• **TASK DIRECTIONS**: Below are some records; quote exactly the lines from the one that contains "Write the React, TypeScript" through the one that contains "import * as", inclusive, and no others.

• **PROVIDED DATA**:
────────
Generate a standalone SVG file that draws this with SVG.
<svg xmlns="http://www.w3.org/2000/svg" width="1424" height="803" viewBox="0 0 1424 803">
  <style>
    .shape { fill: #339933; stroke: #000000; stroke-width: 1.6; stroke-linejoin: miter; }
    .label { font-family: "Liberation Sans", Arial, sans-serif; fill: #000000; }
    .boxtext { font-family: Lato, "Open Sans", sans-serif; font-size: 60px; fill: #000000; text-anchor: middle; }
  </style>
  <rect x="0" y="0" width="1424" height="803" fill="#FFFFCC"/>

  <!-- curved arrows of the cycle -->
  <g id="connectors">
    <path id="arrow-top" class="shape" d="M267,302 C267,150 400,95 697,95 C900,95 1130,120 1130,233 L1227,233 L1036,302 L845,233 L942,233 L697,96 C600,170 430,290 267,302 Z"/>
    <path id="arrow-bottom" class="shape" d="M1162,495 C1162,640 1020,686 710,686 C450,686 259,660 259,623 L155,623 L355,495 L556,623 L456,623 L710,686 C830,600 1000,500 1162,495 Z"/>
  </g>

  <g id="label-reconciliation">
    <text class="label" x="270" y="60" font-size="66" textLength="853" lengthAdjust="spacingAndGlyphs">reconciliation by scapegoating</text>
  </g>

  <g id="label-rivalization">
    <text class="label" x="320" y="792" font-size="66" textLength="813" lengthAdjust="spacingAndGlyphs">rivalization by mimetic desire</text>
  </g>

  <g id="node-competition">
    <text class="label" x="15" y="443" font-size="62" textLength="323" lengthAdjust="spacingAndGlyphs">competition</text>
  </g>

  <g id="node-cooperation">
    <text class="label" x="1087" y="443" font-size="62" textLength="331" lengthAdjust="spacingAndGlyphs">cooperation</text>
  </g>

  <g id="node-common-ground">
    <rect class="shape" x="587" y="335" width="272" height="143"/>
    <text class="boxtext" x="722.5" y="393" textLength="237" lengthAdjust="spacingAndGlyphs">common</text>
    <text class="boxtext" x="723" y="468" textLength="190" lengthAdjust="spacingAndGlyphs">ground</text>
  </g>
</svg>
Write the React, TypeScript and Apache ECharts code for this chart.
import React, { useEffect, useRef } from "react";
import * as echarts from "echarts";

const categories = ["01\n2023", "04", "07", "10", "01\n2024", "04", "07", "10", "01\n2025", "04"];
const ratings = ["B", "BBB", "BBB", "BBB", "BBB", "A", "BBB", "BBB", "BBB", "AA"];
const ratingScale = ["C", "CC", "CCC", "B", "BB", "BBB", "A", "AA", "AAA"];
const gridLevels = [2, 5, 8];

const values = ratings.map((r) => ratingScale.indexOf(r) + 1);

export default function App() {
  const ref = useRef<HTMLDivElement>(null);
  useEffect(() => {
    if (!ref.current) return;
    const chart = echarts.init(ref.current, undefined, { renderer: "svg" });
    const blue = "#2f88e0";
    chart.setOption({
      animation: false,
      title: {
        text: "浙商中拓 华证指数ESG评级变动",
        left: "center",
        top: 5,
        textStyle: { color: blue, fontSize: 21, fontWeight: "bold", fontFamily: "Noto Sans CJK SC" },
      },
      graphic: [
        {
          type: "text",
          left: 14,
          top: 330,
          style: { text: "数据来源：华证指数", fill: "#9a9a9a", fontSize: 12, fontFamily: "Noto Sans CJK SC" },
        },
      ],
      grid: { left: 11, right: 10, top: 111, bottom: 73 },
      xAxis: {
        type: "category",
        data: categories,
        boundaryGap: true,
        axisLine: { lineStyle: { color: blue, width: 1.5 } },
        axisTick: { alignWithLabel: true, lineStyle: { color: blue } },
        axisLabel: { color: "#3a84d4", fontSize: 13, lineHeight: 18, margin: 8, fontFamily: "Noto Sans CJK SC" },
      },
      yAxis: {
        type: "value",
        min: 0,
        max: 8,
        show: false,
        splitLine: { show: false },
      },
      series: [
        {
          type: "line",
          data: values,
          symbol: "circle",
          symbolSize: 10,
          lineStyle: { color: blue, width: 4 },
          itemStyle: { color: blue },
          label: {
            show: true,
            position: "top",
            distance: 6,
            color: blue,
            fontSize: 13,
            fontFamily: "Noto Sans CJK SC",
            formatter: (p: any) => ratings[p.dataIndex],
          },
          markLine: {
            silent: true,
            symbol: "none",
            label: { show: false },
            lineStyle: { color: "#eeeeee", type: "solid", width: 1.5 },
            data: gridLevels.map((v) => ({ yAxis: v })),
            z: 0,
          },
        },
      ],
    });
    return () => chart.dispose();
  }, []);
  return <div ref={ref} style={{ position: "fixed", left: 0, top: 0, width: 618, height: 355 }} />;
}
────────
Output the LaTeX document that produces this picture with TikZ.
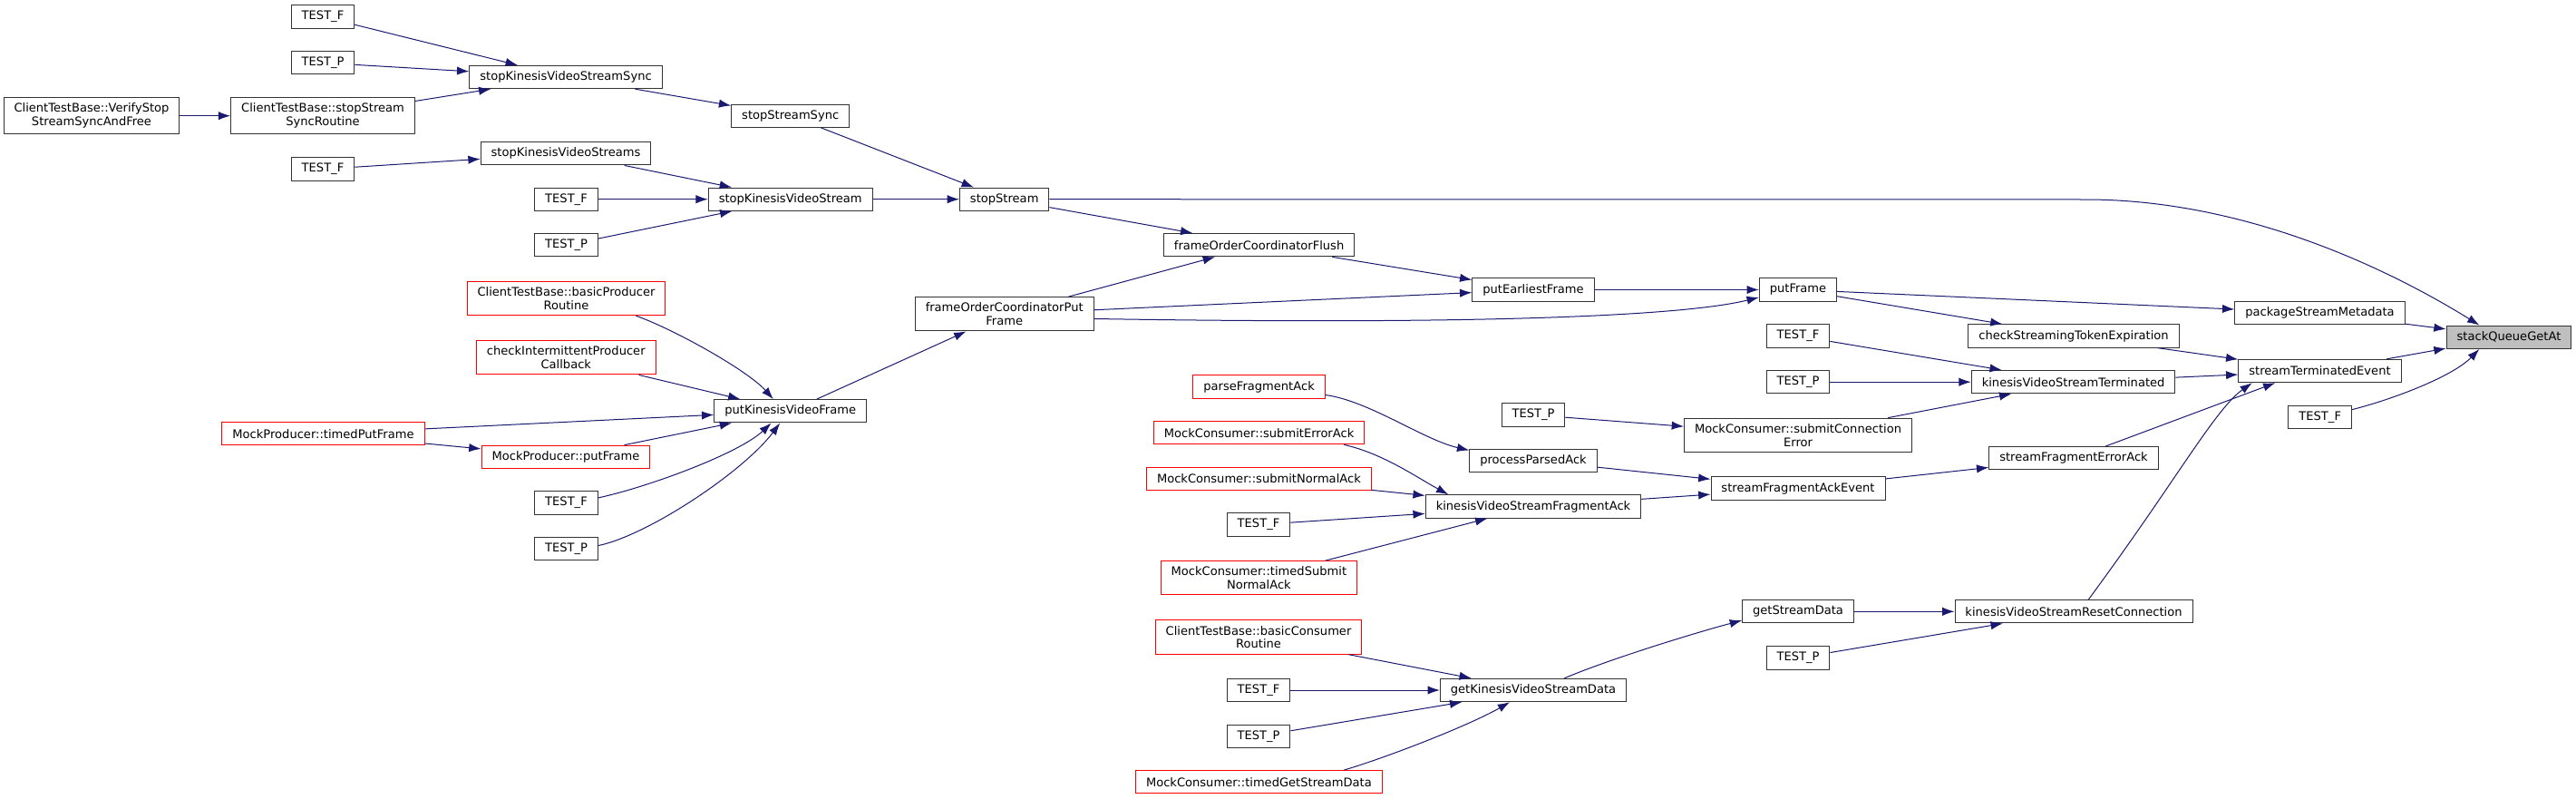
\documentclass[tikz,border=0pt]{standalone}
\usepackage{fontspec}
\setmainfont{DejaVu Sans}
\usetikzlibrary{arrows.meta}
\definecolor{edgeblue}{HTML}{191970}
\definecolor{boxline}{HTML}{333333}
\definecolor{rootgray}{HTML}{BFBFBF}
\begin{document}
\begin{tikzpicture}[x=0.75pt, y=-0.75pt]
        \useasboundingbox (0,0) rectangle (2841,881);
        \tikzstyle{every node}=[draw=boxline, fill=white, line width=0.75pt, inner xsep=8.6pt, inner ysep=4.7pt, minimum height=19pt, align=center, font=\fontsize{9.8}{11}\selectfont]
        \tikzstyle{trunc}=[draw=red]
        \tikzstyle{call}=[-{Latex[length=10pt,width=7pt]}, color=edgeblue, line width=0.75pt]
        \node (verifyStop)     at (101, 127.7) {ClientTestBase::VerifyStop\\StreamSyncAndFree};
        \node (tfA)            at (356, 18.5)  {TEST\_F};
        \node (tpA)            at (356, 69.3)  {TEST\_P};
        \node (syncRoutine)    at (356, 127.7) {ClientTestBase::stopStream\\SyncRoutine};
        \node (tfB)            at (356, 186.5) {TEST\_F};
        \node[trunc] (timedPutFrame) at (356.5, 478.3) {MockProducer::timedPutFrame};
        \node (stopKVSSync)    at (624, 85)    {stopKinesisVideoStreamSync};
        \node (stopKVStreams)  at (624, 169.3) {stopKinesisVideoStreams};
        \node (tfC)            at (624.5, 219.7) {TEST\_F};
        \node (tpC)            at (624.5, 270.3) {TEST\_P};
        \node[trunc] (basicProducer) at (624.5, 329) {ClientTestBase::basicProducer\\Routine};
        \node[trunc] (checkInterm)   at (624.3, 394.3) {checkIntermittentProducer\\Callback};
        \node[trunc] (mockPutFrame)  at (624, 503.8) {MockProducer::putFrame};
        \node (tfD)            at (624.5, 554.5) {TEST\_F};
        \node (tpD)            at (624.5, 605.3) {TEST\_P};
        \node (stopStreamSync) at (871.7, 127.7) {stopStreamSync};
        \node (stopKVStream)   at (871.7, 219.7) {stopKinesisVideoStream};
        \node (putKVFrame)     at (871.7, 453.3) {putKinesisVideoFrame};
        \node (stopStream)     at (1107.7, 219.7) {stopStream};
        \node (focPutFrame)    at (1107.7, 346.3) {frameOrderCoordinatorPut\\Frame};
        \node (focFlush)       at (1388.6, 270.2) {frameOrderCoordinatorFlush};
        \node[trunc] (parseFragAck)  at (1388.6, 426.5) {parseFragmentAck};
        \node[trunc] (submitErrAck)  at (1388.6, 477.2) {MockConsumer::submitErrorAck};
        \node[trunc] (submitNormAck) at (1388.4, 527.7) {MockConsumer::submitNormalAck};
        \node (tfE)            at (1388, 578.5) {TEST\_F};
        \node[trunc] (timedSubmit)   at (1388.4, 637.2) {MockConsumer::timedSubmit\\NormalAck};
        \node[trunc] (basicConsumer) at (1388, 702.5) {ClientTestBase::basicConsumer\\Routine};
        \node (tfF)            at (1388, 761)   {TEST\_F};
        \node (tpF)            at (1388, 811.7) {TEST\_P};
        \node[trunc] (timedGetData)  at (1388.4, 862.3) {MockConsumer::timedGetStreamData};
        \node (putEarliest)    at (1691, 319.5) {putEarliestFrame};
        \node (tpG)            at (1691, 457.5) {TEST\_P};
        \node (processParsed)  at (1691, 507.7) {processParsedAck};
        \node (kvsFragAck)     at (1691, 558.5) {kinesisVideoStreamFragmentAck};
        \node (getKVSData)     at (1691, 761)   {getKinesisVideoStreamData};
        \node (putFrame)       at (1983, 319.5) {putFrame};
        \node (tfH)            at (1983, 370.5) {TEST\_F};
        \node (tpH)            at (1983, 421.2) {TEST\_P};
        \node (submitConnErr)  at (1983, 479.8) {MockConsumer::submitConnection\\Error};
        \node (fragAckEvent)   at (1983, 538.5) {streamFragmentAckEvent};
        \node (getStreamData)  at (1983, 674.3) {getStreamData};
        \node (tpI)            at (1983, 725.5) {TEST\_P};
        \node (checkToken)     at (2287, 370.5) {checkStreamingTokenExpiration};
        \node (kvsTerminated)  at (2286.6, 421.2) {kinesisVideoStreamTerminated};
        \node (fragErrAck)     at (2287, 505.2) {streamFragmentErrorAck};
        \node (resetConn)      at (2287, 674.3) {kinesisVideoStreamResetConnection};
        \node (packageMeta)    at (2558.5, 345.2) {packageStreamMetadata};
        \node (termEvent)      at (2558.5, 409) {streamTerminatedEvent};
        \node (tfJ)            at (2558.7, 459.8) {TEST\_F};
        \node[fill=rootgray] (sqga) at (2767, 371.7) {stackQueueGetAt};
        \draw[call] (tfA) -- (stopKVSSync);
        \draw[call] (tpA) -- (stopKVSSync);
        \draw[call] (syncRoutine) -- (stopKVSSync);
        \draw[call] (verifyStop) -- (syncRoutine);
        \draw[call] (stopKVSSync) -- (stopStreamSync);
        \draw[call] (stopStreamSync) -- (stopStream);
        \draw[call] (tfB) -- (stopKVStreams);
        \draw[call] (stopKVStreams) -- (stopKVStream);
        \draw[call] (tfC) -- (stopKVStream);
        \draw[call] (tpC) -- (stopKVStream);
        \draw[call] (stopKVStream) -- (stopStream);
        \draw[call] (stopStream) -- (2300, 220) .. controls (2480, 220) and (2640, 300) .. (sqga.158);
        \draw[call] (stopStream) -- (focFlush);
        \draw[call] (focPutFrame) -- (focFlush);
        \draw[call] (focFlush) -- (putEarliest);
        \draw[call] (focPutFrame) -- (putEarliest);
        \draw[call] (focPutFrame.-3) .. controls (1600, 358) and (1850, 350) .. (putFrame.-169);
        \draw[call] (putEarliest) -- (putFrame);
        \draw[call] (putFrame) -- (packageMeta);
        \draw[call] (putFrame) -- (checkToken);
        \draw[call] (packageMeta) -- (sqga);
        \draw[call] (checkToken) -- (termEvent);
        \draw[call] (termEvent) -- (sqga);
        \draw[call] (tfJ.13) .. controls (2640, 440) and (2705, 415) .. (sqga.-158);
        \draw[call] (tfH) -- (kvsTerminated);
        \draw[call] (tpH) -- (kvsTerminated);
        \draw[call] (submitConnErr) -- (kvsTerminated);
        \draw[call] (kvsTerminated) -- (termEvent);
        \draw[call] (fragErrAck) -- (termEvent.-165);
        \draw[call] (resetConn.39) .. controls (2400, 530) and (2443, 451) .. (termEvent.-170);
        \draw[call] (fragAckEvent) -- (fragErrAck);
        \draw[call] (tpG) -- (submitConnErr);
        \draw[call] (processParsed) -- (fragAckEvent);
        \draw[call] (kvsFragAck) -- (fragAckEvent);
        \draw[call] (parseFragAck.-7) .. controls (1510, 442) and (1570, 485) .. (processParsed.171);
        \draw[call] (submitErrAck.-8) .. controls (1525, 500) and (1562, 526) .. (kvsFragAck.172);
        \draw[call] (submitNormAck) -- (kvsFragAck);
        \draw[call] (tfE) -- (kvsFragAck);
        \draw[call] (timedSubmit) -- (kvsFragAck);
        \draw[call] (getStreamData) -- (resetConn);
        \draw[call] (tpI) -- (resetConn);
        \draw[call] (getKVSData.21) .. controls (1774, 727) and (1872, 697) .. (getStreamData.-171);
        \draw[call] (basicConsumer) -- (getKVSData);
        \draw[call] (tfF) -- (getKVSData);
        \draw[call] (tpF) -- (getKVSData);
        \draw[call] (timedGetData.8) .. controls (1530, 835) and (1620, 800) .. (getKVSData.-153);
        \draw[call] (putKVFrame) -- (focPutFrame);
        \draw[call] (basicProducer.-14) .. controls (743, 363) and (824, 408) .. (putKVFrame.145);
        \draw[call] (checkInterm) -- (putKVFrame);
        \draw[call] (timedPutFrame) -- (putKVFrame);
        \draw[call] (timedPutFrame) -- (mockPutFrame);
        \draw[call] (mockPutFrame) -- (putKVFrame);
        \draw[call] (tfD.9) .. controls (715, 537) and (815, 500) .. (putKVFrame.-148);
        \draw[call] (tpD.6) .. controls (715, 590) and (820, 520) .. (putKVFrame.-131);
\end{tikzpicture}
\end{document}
────────
• **FULL OUTPUT**:
Write the React, TypeScript and Apache ECharts code for this chart.
import React, { useEffect, useRef } from "react";
import * as echarts from "echarts";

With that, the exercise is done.